Concurrent with Speake's interest in jazz improvisation and composition, he has always held a fascination for Middle Eastern and Indian music. "The majority of the world plays music that doesn't have much harmony in it," Speake explains, "it's only the west that has a lot of harmony, so it was a shift for me to listen to a lot of world music. This Irish bassist I know turned me onto Rabih Abou-Khalil, gave me a tape of some of his music and some other world music kinds of things, and I really liked them, so I went on this little craze for a while, picking up Abou-Khalil's recordings and transcribing them so I could internalize what was going on. It was around the same time as Steve Coleman influencing me, with things not always being in 4/4, and thinking about music more rhythmically.
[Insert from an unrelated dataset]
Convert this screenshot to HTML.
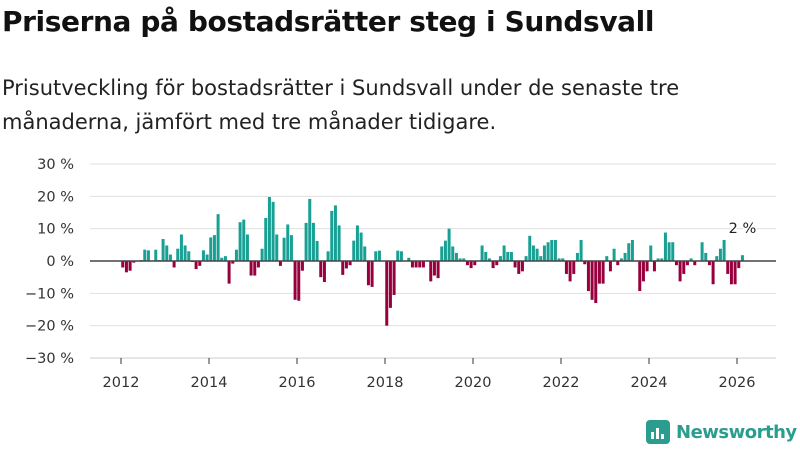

"So I wanted to weigh into playing in this kind of way," Speake continues, "and put together a band to play music that was more rhythmically based, with a lot of unison lines, a very powerful unison thing with different instruments, and room for improvisation. The original band had John Paricelli in it, an acoustic bass guitarist named Dudley Phillips, and percussionist Paul Clarvis, who I used to play with Phil Lee in a trio, just around Paul's house, playing standards. Paul suggested two other percussionists, because he liked the idea of three percussionists, with him being the leader, setting the grooves, and trumpeter Chris Batchelor.

"So I wrote the music and rehearsed it," continues Speake, "and we did a tour but it wasn't quite right. I think John felt uncomfortable; it wasn't really his area, so I thought I'd change it. And I wanted an excuse to play with Oren Marshall, a great tuba player. I wrote tunes in five and seven, and all these other patterns. How it would come about was I'd listen to a recording and think that I really liked a groove. I'm a great one for stealing - steal a groove off an album, a three-and-a-half or four-and-a-half, and then on another thing I'd hear a scale that I hadn't heard before, and I'd write a tune around that scale."

The resulting album, Martin Speake's Fever Pitch , featured Speake with Batchelor, Clarvis and Marshall, along with string multi-instrumentalist Stuart Hall, and percussionists Dawson Miller and Dave Hassell. Predating some of Rabih Abou-Khalil's later works that included a similarly odd instrumental line-up, Fever Pitch was an important cross-genre recording that, sadly, was never released outside of England. "It was kind of a mixture of all the different things I was into at the time," Speake explains, "I was quite inspired during that period, with that area of music."

Unfortunately, busy schedules and a feeling that the larger ensemble was too rigid caused Fever Pitch, as recorded, to disband, although Speake did reform the band with guitarist Mike Outram, Oren Marshall and percussionist Asaf Sirkis. Since then Speake has pared it down even further. "I've started playing with Oren," says Speake, "and a young drummer in a trio, and we play some of that music. But we also do other material; I'm planning to do a Jackson Five tune and some Paul Motian tunes, with that line-up. I can tell you who I've been influenced by in that respect, and that's Ellery Eskelin, but just in the sense of an unusual line-up and a wide range of music. I don't think my music's going to sound anything like his because what I do with melodicism is very different, more textural; but I do like his concepts."